- **TASK INSTRUCTIONS**
Take the lines from the beginning of the material through the line containing "Serif', 'Times New" and retype them exactly, leaving the pictures out.

- **COLLECTED MATERIAL**
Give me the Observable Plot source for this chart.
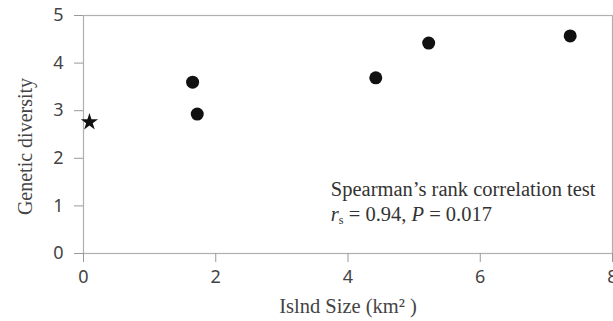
<!DOCTYPE html>
<html>
<head>
<meta charset="utf-8">
<script src="https://cdn.jsdelivr.net/npm/d3@7"></script>
<script src="https://cdn.jsdelivr.net/npm/@observablehq/plot@0.6"></script>
<style>
  html, body { margin: 0; padding: 0; background: #fff; }
  #chart svg { display: block; }
</style>
</head>
<body>
<div id="chart"></div>
<script>
// Island size (km²) and genetic diversity
const islandSize = [1.65, 1.72, 4.42, 5.22, 7.36];
const diversity  = [3.60, 2.93, 3.69, 4.42, 4.57];
// reference (star) point
const starSize = [0.09];
const starDiversity = [2.76];

const xTicks = [0, 2, 4, 6, 8];
const yTicks = [0, 1, 2, 3, 4, 5];

const xLabel = "Islnd Size (km\u00B2 )";
const yLabel = "Genetic diversity";
const noteLine1 = "Spearman\u2019s rank correlation test";
const noteLine2 = "rs = 0.94, P = 0.017";
const noteX = [3.74, 3.74];
const noteY = [1.35, 0.83];

const dots = islandSize.map((x, i) => ({x, y: diversity[i]}));
const stars = starSize.map((x, i) => ({x, y: starDiversity[i]}));
const notes = [noteLine1, noteLine2].map((t, i) => ({x: noteX[i], y: noteY[i], t}));

const serif = "'Liberation Serif', 'Times New Roman', serif";

const chart = Plot.plot({
  width: 613,
  height: 321,
  marginLeft: 83,
  marginRight: 1,
  marginTop: 15,
  marginBottom: 68,
  style: {background: "#fff", fontFamily: "'Noto Sans', sans-serif"},
  x: {domain: [0, 8], ticks: xTicks, label: null},
  y: {domain: [0, 5], ticks: yTicks, label: null},
  marks: [
    Plot.frame({stroke: "#b0b0b0", strokeWidth: 1.2}),
    Plot.axisX({ticks: xTicks, tickFormat: d3.format("d"), tickSize: 9, tickPadding: 8, fontSize: 18, color: "#444", stroke: "#999", label: null}),
    Plot.axisY({ticks: yTicks, tickFormat: d3.format("d"), tickSize: 9, tickPadding: 11, fontSize: 18, color: "#444", stroke: "#999", label: null}),
    Plot.dot(dots, {x: "x", y: "y", r: 6.5, fill: "#111", stroke: "none"}),
    Plot.dot(stars, {x: "x", y: "y", r: 5.4, symbol: "star", fill: "#111", stroke: "none"}),
    Plot.text(notes, {x: "x", y: "y", text: "t", textAnchor: "start", fontSize: 20.5, fill: "#333", fontFamily: serif}),
    Plot.text([xLabel], {frameAnchor: "bottom", textAnchor: "middle", text: d => d, dy: 59, fontSize: 20.5, fill: "#444", fontFamily: serif}),
    Plot.text([yLabel], {frameAnchor: "left", textAnchor: "middle", text: d => d, rotate: -90, dx: -58, dy: 12, fontSize: 20, fill: "#444", fontFamily: serif})
  ]
});

document.getElementById("chart").appendChild(chart);

// Rich formatting for the statistics line: italic r with subscript s, italic P
d3.select(chart).selectAll("text").filter(function() { return this.textContent === noteLine2; })
  .each(function() {
    const t = d3.select(this);
    t.text(null);
    t.append("tspan").attr("font-style", "italic").text("r");
    t.append("tspan").attr("font-size", "0.6em").attr("dy", "0.3em").text("s");
    t.append("tspan").attr("dy", "-0.18em").text(" = 0.94, ");
    t.append("tspan").attr("font-style", "italic").text("P");
    t.append("tspan").text(" = 0.017");
  });
</script>
</body>
</html>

- **FINAL ANSWER**
Give me the Observable Plot source for this chart.
<!DOCTYPE html>
<html>
<head>
<meta charset="utf-8">
<script src="https://cdn.jsdelivr.net/npm/d3@7"></script>
<script src="https://cdn.jsdelivr.net/npm/@observablehq/plot@0.6"></script>
<style>
  html, body { margin: 0; padding: 0; background: #fff; }
  #chart svg { display: block; }
</style>
</head>
<body>
<div id="chart"></div>
<script>
// Island size (km²) and genetic diversity
const islandSize = [1.65, 1.72, 4.42, 5.22, 7.36];
const diversity  = [3.60, 2.93, 3.69, 4.42, 4.57];
// reference (star) point
const starSize = [0.09];
const starDiversity = [2.76];

const xTicks = [0, 2, 4, 6, 8];
const yTicks = [0, 1, 2, 3, 4, 5];

const xLabel = "Islnd Size (km\u00B2 )";
const yLabel = "Genetic diversity";
const noteLine1 = "Spearman\u2019s rank correlation test";
const noteLine2 = "rs = 0.94, P = 0.017";
const noteX = [3.74, 3.74];
const noteY = [1.35, 0.83];

const dots = islandSize.map((x, i) => ({x, y: diversity[i]}));
const stars = starSize.map((x, i) => ({x, y: starDiversity[i]}));
const notes = [noteLine1, noteLine2].map((t, i) => ({x: noteX[i], y: noteY[i], t}));

const serif = "'Liberation Serif', 'Times New Roman', serif";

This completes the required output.